Rules: shapes are compared right-to-left; dimensions match if they're equal or one is 1; missing dimensions are treated as 1. Once you understand this, the entire scientific Python ecosystem clicks.

Advanced: Method Chaining (Tidy Pandas)

Mature Pandas reads top-to-bottom like SQL CTEs:

result = (
    df.query("status == 'paid' and revenue > 0")
      .assign(month=lambda d: d['created_at'].dt.to_period('M'))
      .groupby(['country', 'month'], as_index=False)
      .agg(revenue=('revenue', 'sum'))
      .sort_values(['country', 'month'])
)

No intermediate variables, easy to comment in/out a step.

Advanced: Time Series Helpers

df['ts'] = pd.to_datetime(df['ts'])
df = df.set_index('ts').sort_index()
df['rev'].resample('D').sum()                 # daily totals
df['rev'].rolling('7D').mean()                 # 7-day moving average
df['rev'].pct_change().shift(-1)               # next-day return

These turn time-series work into one-liners.

Advanced: Performance & Memory

  • Convert low-cardinality strings to category — saves 80–90% memory.
  • Use pd.read_csv(..., usecols=..., dtype=...) to read only what you need.
  • For >1M rows or >1GB files, switch to DuckDB or Polars — same DataFrame mental model, 10–100× faster.
  • Profile with %timeit, %prun, and memory_profiler in Jupyter.

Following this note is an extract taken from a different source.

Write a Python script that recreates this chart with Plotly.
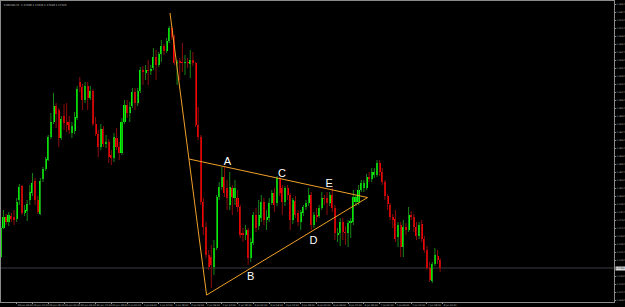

Advanced: Visualisation Hooks

df.plot(x='month', y='revenue', kind='line')         # quick check
import seaborn as sns
sns.boxplot(data=df, x='country', y='revenue')         # publication
import plotly.express as px
px.scatter(df, x='age', y='revenue', color='country')  # interactive

For reports stick with seaborn; for dashboards, plotly; for quick eyeballing, df.plot.

Practice Path

1. Load a real CSV with pd.read_csv, set proper dtypes, run info() and fix any wrong types. 2. Clean the data: drop duplicates, fill NaNs sensibly, normalise email + country columns. 3. Build a groupby that returns total revenue and unique customers per country, sorted desc. 4. Convert the same pipeline into a single method-chained block; add a 7-day rolling mean over a time index.